The port said Coos Bay handles about half of Oregon’s waterborne shipments of lumber, logs, chips and pulp originated in the state. With swings in demand from domestic housing construction, the port has been advocating diversification of markets for shipments of wood products. One it’s interested in is biofuel woodchips for China.

“There are a couple terminals within the Coos Bay harbor who are already exporting biofuel to support this increasing demand,” the port said in a post on its website.

Last year, the port took over operation of what was then called Coos Bay Rail Link from ARG Transportation. Among points of disagreement between the port and the former operator were the condition of the line and who was responsible for maintaining infrastructure.

6 thoughts on “Georgia-Pacific cites severed rail access as reason to close Oregon lumber mill NEWSWIRE

  1. @Anna Harding: The Rogue Valley is overrun with 35-40 year old Silicon Valley retirees who sold their $3 million flat in San Jose and bought a $250k house in Medford or Central Point and work at Home Depot to occupy their time. They banked the rest and waste their free time donating to every cause known.

    It’s not just in the Rogue either, take a look up on the plateau around Bend and you will see the same anomaly.

    They get all the perks of California without the regressive taxation. (Oregon has no sales tax) But still close enough to get their twice a year Disneyland trip in.

    Whoever doesn’t move to Oregon, has been going to Texas.(specifically Austin). Same thing has been happening, sprawl, highways and new politics. Lifers in Texas are wondering how many generations it will take before the California wears off.

  2. Now the enviros are whining about unit oil train shipments coming into Portland to offload on to barges bound to refineries. Oil is made into many other useful products besides fuel. Then they complain about high fuel prices???? They don’t want an LNG terminal in Coos Bay either. (Global Warming again.) It’s a wonder anything ever gets built in this state because of all the environmental impact overreaching and left coast politics here. I live in a town that once had a thriving sawmill. It closed because of lack of logs restricted by the federal government’s Clinton era policies. Seems like every time the Forest Service puts a timber sale up for bid some environmental group sues to stop it.

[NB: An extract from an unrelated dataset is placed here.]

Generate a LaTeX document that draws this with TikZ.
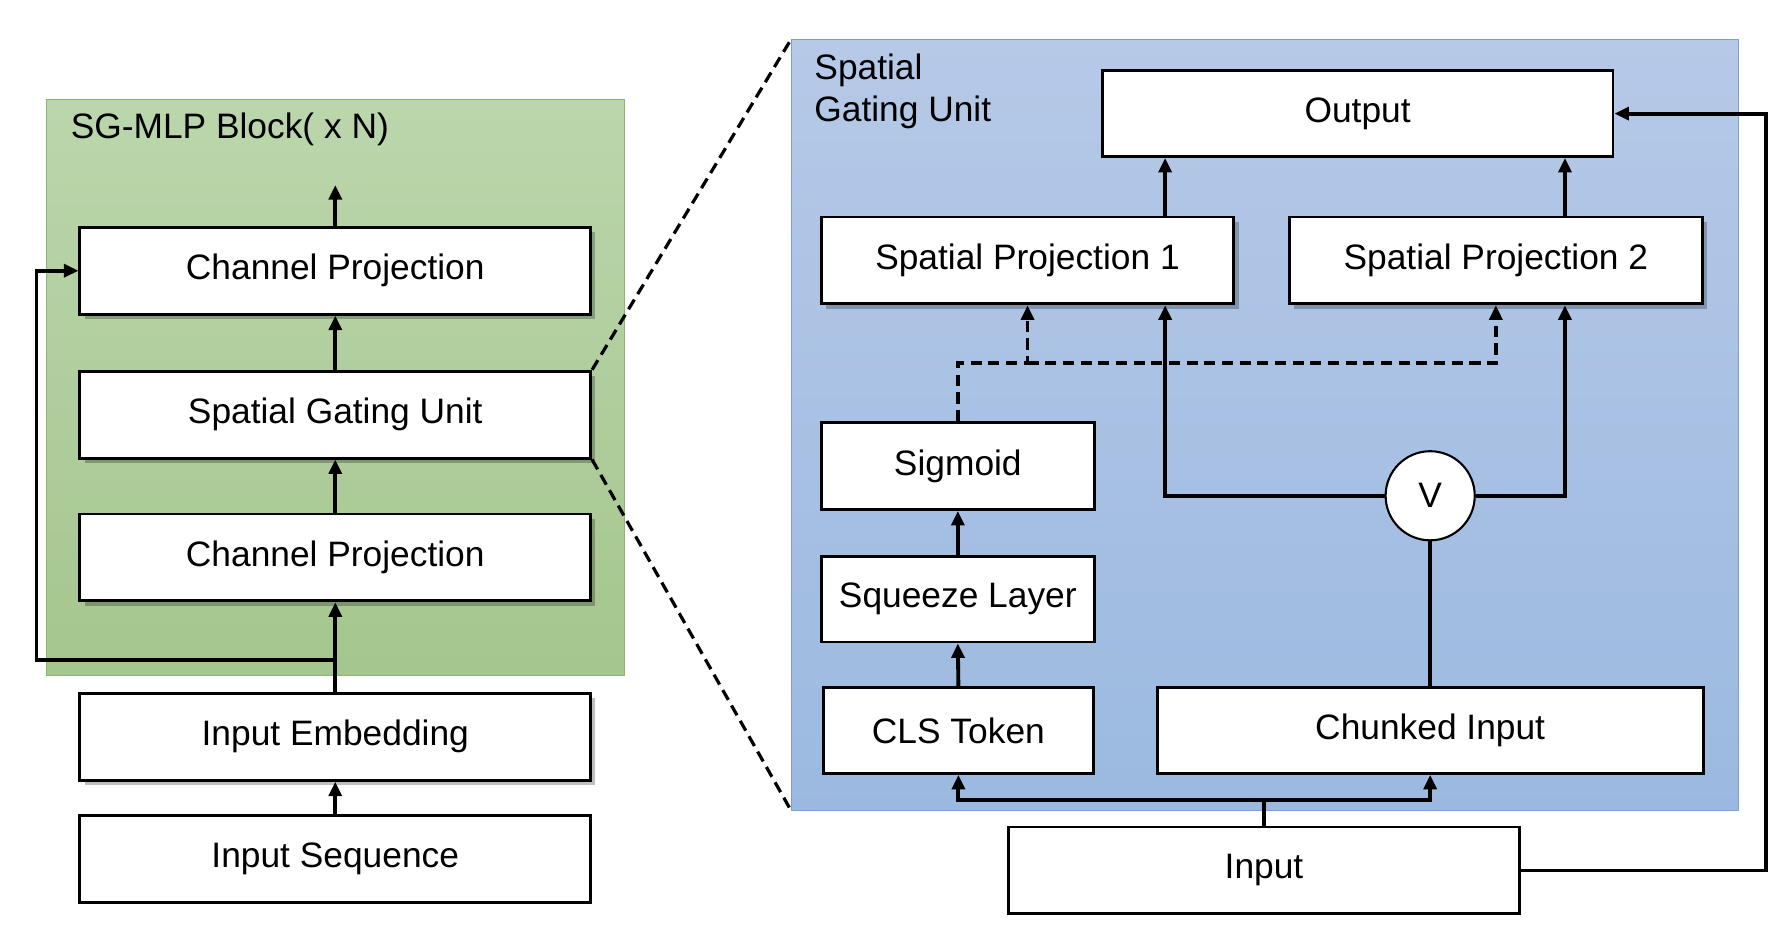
\documentclass[tikz,border=0pt]{standalone}
\usepackage{fontspec}
\setmainfont{Liberation Sans}
\usetikzlibrary{arrows.meta,shadows}

\begin{document}
\begin{tikzpicture}[x=0.025cm,y=-0.025cm]

    \tikzset{
      box/.style={
        draw,
        fill=white,
        line width=1.8pt,
        inner sep=0pt,
        minimum height=1.9cm,
        font=\fontsize{22}{26}\selectfont,
      },
      shadowed/.style={
        drop shadow={shadow xshift=3pt,shadow yshift=-3pt,opacity=0.25,fill=black},
      },
      arr/.style={
        line width=2.4pt,
        -{Triangle[length=9pt,width=8pt]},
      },
      link/.style={
        line width=2.4pt,
      },
      zoomline/.style={
        line width=2pt,
        dash pattern=on 7pt off 4pt,
      },
    }
    \useasboundingbox (0,0) rectangle (1560,816);
    % backgrounds
    \node[draw={rgb,255:red,140;green,180;blue,115},line width=0.6pt,top color={rgb,255:red,187;green,214;blue,172},bottom color={rgb,255:red,165;green,198;blue,142},minimum width=12.65cm,minimum height=12.6cm,inner sep=0pt] (mlp) at (294,339) {};
    \node[draw={rgb,255:red,120;green,160;blue,215},line width=0.6pt,top color={rgb,255:red,182;green,201;blue,231},bottom color={rgb,255:red,155;green,185;blue,224},minimum width=20.725cm,minimum height=16.85cm,inner sep=0pt] (sgubg) at (1107.5,372) {};
    \node[anchor=west,font=\fontsize{22}{26}\selectfont] (mlptitle) at (57,113) {SG-MLP Block( x N)};
    \node[anchor=west,align=left,font=\fontsize{22}{25.6}\selectfont] (sgutitle) at (708,80) {Spatial\\Gating Unit};

    % left column
    \node[box,shadowed,minimum width=11.175cm] (cp2) at (293.5,237) {Channel Projection};
    \node[box,shadowed,minimum width=11.175cm] (sgu) at (293.5,363) {Spatial Gating Unit};
    \node[box,shadowed,minimum width=11.175cm] (cp1) at (293.5,488) {Channel Projection};
    \node[box,shadowed,minimum width=11.175cm] (emb) at (293.5,645) {Input Embedding};
    \node[box,minimum width=11.175cm] (seq) at (293.5,752) {Input Sequence};
    \coordinate (top) at (293.5,162);
    \coordinate (skip) at (32,578);

    \draw[arr] (cp2.north) -- (top);
    \draw[arr] (sgu.north) -- (cp2.south);
    \draw[arr] (cp1.north) -- (sgu.south);
    \draw[arr] (emb.north) -- (cp1.south);
    \draw[arr] (seq.north) -- (emb.south);
    \draw[arr] (emb.north |- skip) -- (skip) |- (cp2.west);

    % zoom lines
    \draw[zoomline] (sgu.north east) -- (sgubg.north west);
    \draw[zoomline] (sgu.south east) -- (sgubg.south west);

    % spatial gating unit
    \node[box,minimum width=11.175cm,minimum height=1.875cm] (out) at (1188.5,99.5) {Output};
    \node[box,shadowed,minimum width=9.025cm] (sp1) at (899.5,228) {Spatial Projection 1};
    \node[box,shadowed,minimum width=9.025cm] (sp2) at (1309.5,228) {Spatial Projection 2};
    \node[box,minimum width=5.975cm] (sig) at (838.5,408) {Sigmoid};
    \node[box,minimum width=5.975cm,minimum height=1.875cm] (sq) at (838.5,524.5) {Squeeze Layer};
    \node[box,minimum width=5.9cm,minimum height=1.875cm] (cls) at (839,639.5) {CLS Token};
    \node[box,minimum width=11.95cm,minimum height=1.875cm] (chunk) at (1252,639.5) {Chunked Input};
    \node[box,minimum width=11.175cm] (inp) at (1106.5,762) {Input};
    \node[draw,circle,fill=white,line width=1.3pt,minimum size=1.95cm,inner sep=0pt,font=\fontsize{22}{26}\selectfont] (vee) at (1252,434) {V};

    \coordinate (left) at (1020,434);
    \coordinate (right) at (1370,434);
    \coordinate (dj) at (899.5,318);
    \coordinate (ij) at (1106.5,700);

    \draw[arr] (sq.north) -- (sig.south);
    \draw[arr] (cls.north) -- (sq.south);
    \draw[link] (chunk.north) -- (vee.south);
    \draw[arr] (vee.west) -- (left) -- (left |- sp1.south);
    \draw[arr] (vee.east) -- (right) -- (right |- sp2.south);
    \draw[arr] (left |- sp1.north) -- (left |- out.south);
    \draw[arr] (right |- sp2.north) -- (right |- out.south);
    \draw[arr,dash pattern=on 7pt off 4pt] (sig.north) |- (dj) -- (sp1.south);
    \draw[arr,dash pattern=on 7pt off 4pt] (dj) -| (sp2.south);
    \draw[arr] (inp.north) -- (ij) -| (cls.south);
    \draw[arr] (ij) -| (chunk.south);
    \draw[arr] (inp.east) -- ++(215,0) |- (out.east);

\end{tikzpicture}
\end{document}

  3. Speaking ex-cathedra from my nether orifice, there is a serious problem in Oregon and it isn’t the spotted owls. The place has been invaded (infested might be a more applicable word) by Californians come north in search of more affordable housing. They don’t want forestry, they don’t want agriculture (the Willamette Valley is a celebrated farming area) they don’t want river management, but they do want sprawling communities and more freeways.

    The locals (my family live in Eugene) refer to this as “Californication”.

    Speaking as an Oregon Redneck (how redneck do you have to be to put a gun rack and a CB radio in a Fiero?) the locals are not interested in denuding the forests. We know where our livelihoods lie and we are interested in properly maintaining the forests so as to have a sustainable yield.

    We properly manage our agricultural resources. We rotate crops, we don’t have giant pig farms, we don’t have giant stockyards next to the freeway (as you will find in Stockton next to the I-5). We are interested in a sustainable yield.

    The Santa Clara Valley was once one of the most productive parcels of farmland in the world. Then the Californians paved it over and now they grow silicon there. The want to do the same in the Willamette Valley.

    And, they want all the lumber mills shut down and the forest products industry dismantled. They want the railroads gone. And, they want more, and more expensive housing, cars, and freeways. It is what they are used to, and they want to bring it to Oregon.

    Maybe they got pushed out of California by prices there. But now they are pushing out the locals in Oregon and we don’t like it very much.

    Coos Bay is only one example. That port will never grow again, the mill will never run again, and that rail line will be abandoned in the near future. And, for Oregon, it is only the beginning.

    La supraj komentoj havas generalan naturon kaj ne formas la bazon por rilato de advokato / kliento. Ili ne konstituas juran konsilon. Mi ne estas via advokato. Trovu vian propran malbenitan advokaton.

  4. The Greens are killing the economy of a lot of areas. They ignore real science and get excited about carbon dioxide now that there are many more spotted owls. Without active management the forests burn and the trees are wasted. And we’re exporting wood chips through the Port of Coos Bay. Does the burning of wood chips produce any pollution? The Port should be exporting anything that comes their way. First step. Sue the Greens and the State of Oregon for restricting commerce for no good reason,.

  5. As I ranted in another thread, the greenies are intolerant of any compromise. It’s deeply pathetic that so many jobs & livelihoods for countless families have been lost the last couple decades. Can’t blame GP for bailing out of this losing situation.

  6. Raw log supplies has been an ongoing issue in Oregon since President Clinton signed the spotted owl legislation. The industry tried to work with the Greens on a cut policy that would be non-invasive to the owls, but they wouldn’t listen, Since then many, many mills large and small have closed in Oregon and put a lot of people out of work the past 20 years.

    As the mills die, so do the rail access that brought the logs down and also carried off the finished product.

    As for that swing bridge, there is a video on YouTube of engineers from PoCB restarting bridge movements after the line was left behind by the Central Oregon & Pacific after a tunnel fire. They lubed the snot out of it, hooked up what looked like a large lawn mower engine and crossed their fingers. It worked and they all laughed.

    I am guessing that a drive gear or pinion (or the entire ring) probably broke due to old age and to get one installed they will have to lift the span up. Very expensive. This would mean a manual open/close requires a boat to pull on it.

    I do think that the PoCB would make a great oil export terminal, but the Greens won’t have it. All of those DOT-111’s going through Eugene and through the Coast Range would give them palpitations.